Shops, beaches closed as Isaias nears Carolinas
NORTH MYRTLE BEACH, South Carolina — Coastal shops and restaurants closed early, power began to flicker at oceanfront hotels and even the most adventurous of beachgoers abandoned the sand Monday night as newly restrengthened Hurricane Isaias sped toward the Carolinas.
The U.S. National Hurricane Center warned oceanside home dwellers to brace for storm surge up to 1.5 metres and up to 20 centimetres of rain in spots, as Isaias moved up the coast. The Carolinas weren’t the only states at risk.
“All those rains could produce flash flooding across portions of the eastern Carolinas and midAtlantic, and even in the northeast U.S.,” said Daniel Brown, senior hurricane specialist at the U.S. National Hurricane Center. A tropical storm warning extended all the way up to Maine, where flash flooding was possible in some areas on Wednesday.

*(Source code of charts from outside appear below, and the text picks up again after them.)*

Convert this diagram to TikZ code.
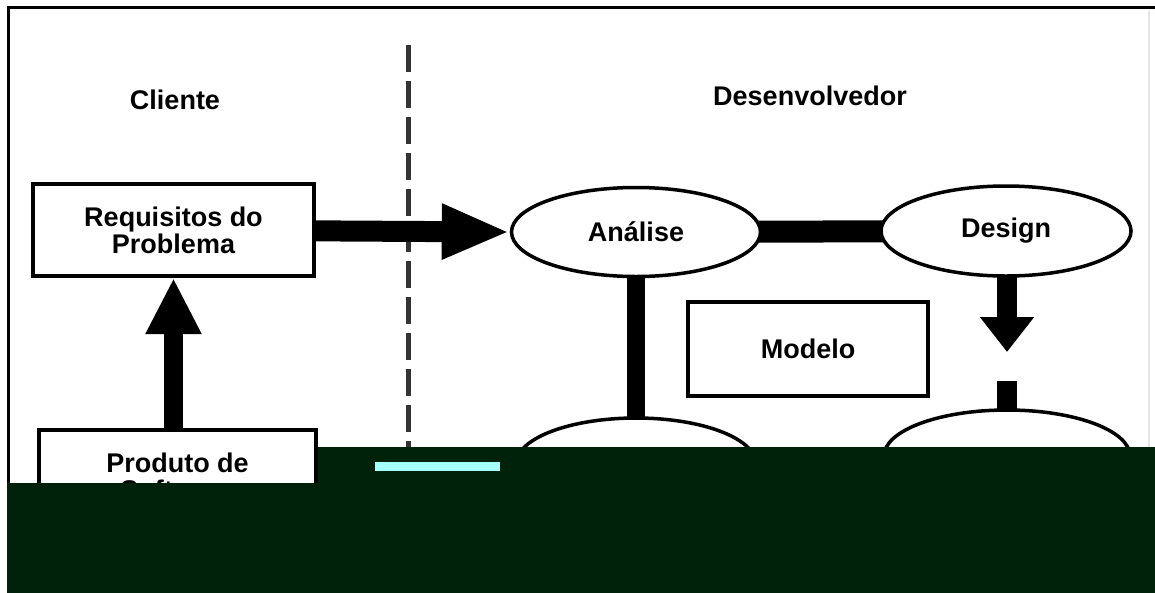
\documentclass[tikz,border=0pt]{standalone}
\usepackage{fontspec}
\setmainfont{Liberation Sans}
\usetikzlibrary{arrows.meta,shapes.geometric,backgrounds}
\definecolor{blockgreen}{RGB}{0,34,10}
\definecolor{noisecyan}{RGB}{165,255,255}
\begin{document}
\begin{tikzpicture}[x=1pt,y=-1pt,
  font=\fontsize{27pt}{27pt}\selectfont\bfseries,
  box/.style={draw, fill=white, line width=4pt, inner sep=0pt, align=center},
  oval/.style={draw, fill=white, ellipse, line width=3.5pt, inner sep=0pt},
  label/.style={inner sep=0pt},
  bar/.style={line width=#1},
  divider/.style={draw=black!80, line width=5pt, dash pattern=on 27pt off 9pt}]
\useasboundingbox (0,0) rectangle (1155,592);

% titles
\node[label] (cli) at (175,100) {Cliente};
\node[label] (dev) at (810,96) {Desenvolvedor};

% nodes
\node[box, minimum width=281pt, minimum height=92pt] (req) at (173.5,230) {Requisitos do\\Problema};
\node[box, minimum width=277pt, minimum height=92pt] (prod) at (177.5,476) {Produto de\\Software};
\node[box, minimum width=240pt, minimum height=94pt] (mod) at (808,349) {Modelo};
\node[oval, minimum width=249pt, minimum height=89pt] (ana) at (636,232) {Análise};
\node[oval, minimum width=250pt, minimum height=90pt] (des) at (1006,231) {Design};
\node[oval, minimum width=240pt, minimum height=92pt] (lowL) at (636,464) {};
\node[oval, minimum width=246pt, minimum height=92pt] (lowR) at (1007,456) {};
\coordinate (dtip) at (1007,352);
\coordinate (gap) at (1007,381);
\coordinate (divtop) at (408,45);
\coordinate (divbot) at (408,600);

\begin{pgfonlayer}{background}
  \fill[white] (0,0) rectangle (1155,592);
  \draw[divider] (divtop) -- (divbot);
  \draw[bar=21pt, -{Triangle[length=68pt,width=51pt]}] (req.center) -- (ana.west);
  \draw[bar=22pt] (ana.center) -- (des.center);
  \draw[bar=18pt] (ana.center) -- (lowL.center);
  \draw[bar=20pt, -{Triangle[length=35pt,width=52pt]}] (des.center -| dtip) -- (dtip);
  \draw[bar=20pt] (gap) -- (lowR.center -| gap);
  \draw[bar=19pt, -{Triangle[length=56pt,width=52pt]}] (prod.center -| req.south) -- (req.south);
\end{pgfonlayer}

% outer frame
\draw[line width=3.5pt] (8.3,600) -- (8.3,7.5) -- (1160,7.5);
\draw[black!10, line width=2pt] (1149,11) -- (1149,447);

% corrupted lower band of the reference
\fill[blockgreen] (7,483) -- (318,483) -- (318,447) -- (1160,447) -- (1160,600) -- (7,600) -- cycle;
\fill[noisecyan] (375,462) rectangle (500,471);
\end{tikzpicture}
\end{document}
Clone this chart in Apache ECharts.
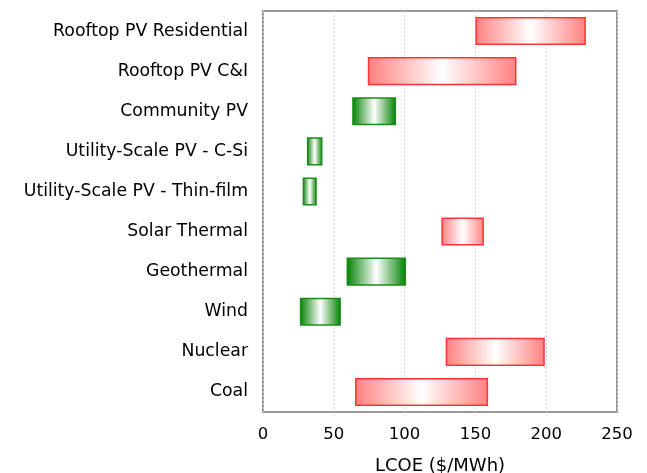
<!DOCTYPE html>
<html>
<head>
<meta charset="utf-8">
<script src="https://cdn.jsdelivr.net/npm/echarts@6/dist/echarts.min.js"></script>
<style>html,body{margin:0;padding:0;background:#fff}#c{width:647px;height:473px}</style>
</head>
<body>
<div id="c"></div>
<script>
var categories = ['Rooftop PV Residential','Rooftop PV C&I','Community PV','Utility-Scale PV - C-Si','Utility-Scale PV - Thin-film','Solar Thermal','Geothermal','Wind','Nuclear','Coal'];
var lowValues = [150, 74, 63, 31, 28, 126, 59, 26, 129, 65];
var highValues = [228, 179, 94, 42, 38, 156, 101, 55, 199, 159];
var isRenewableGreen = [false, false, true, true, true, false, true, true, false, false];
var xTicks = [0, 50, 100, 150, 200, 250];

function grad(edge) {
  return new echarts.graphic.LinearGradient(0, 0, 1, 0, [
    {offset: 0, color: edge},
    {offset: 0.5, color: '#ffffff'},
    {offset: 1, color: edge}
  ]);
}
var rangeData = categories.map(function (c, i) {
  var green = isRenewableGreen[i];
  return {
    value: highValues[i] - lowValues[i],
    itemStyle: {
      color: grad(green ? '#008000' : '#ff8080'),
      borderColor: green ? '#1a8c1a' : '#ff3333',
      borderWidth: 1.5
    }
  };
});

var chart = echarts.init(document.getElementById('c'), null, {renderer: 'canvas'});
chart.setOption({
  animation: false,
  grid: {left: 263, right: 30, top: 11, bottom: 61, show: true, borderColor: '#999', borderWidth: 2, backgroundColor: 'transparent', containLabel: false, outerBoundsMode: 'none'},
  xAxis: {
    type: 'value', min: 0, max: 250, interval: 50,
    name: 'LCOE ($/MWh)', nameLocation: 'middle', nameGap: 45,
    nameTextStyle: {fontFamily: 'DejaVu Sans', fontSize: 18, color: '#000'},
    axisLine: {show: false}, axisTick: {show: false},
    axisLabel: {fontFamily: 'DejaVu Sans', fontSize: 16.5, color: '#000', margin: 14,
      formatter: function (v) { return xTicks.indexOf(v) >= 0 ? String(v) : ''; }},
    splitLine: {show: true, lineStyle: {color: '#d0d0d0', type: [2, 2], width: 1}}
  },
  yAxis: {
    type: 'category', data: categories, inverse: true,
    axisLine: {show: false}, axisTick: {show: false},
    axisLabel: {fontFamily: 'DejaVu Sans', fontSize: 17.3, color: '#000', margin: 15},
    splitLine: {show: false}
  },
  series: [
    {type: 'bar', stack: 'r', data: lowValues, itemStyle: {color: 'transparent'}, barWidth: '70%', silent: true},
    {type: 'bar', stack: 'r', data: rangeData, barWidth: '70%'}
  ]
});
</script>
</body>
</html>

The centre warned of possible tornadoes in North Carolina on Monday night and early today, and from eastern Virginia to southern New England later today.
Isaias (pronounced ees-ah-EEahs) was upgraded again from a tropical storm to a Category 1 hurricane at 8 p.m. EDT. The storm had maximum sustained winds of 137 k/ph and was centred about 100 kilometres south of Myrtle Beach. It was moving northeast at 26 k/ph.
Isaias killed two people in the Caribbean and roughed up the Bahamas but remained at sea as it brushed past Florida over the weekend, providing some welcome relief to emergency managers who had to accommodate mask-wearing evacuees in storm shelters. The centre of Isaias remained well offshore as it passed Georgia’s coast on Monday.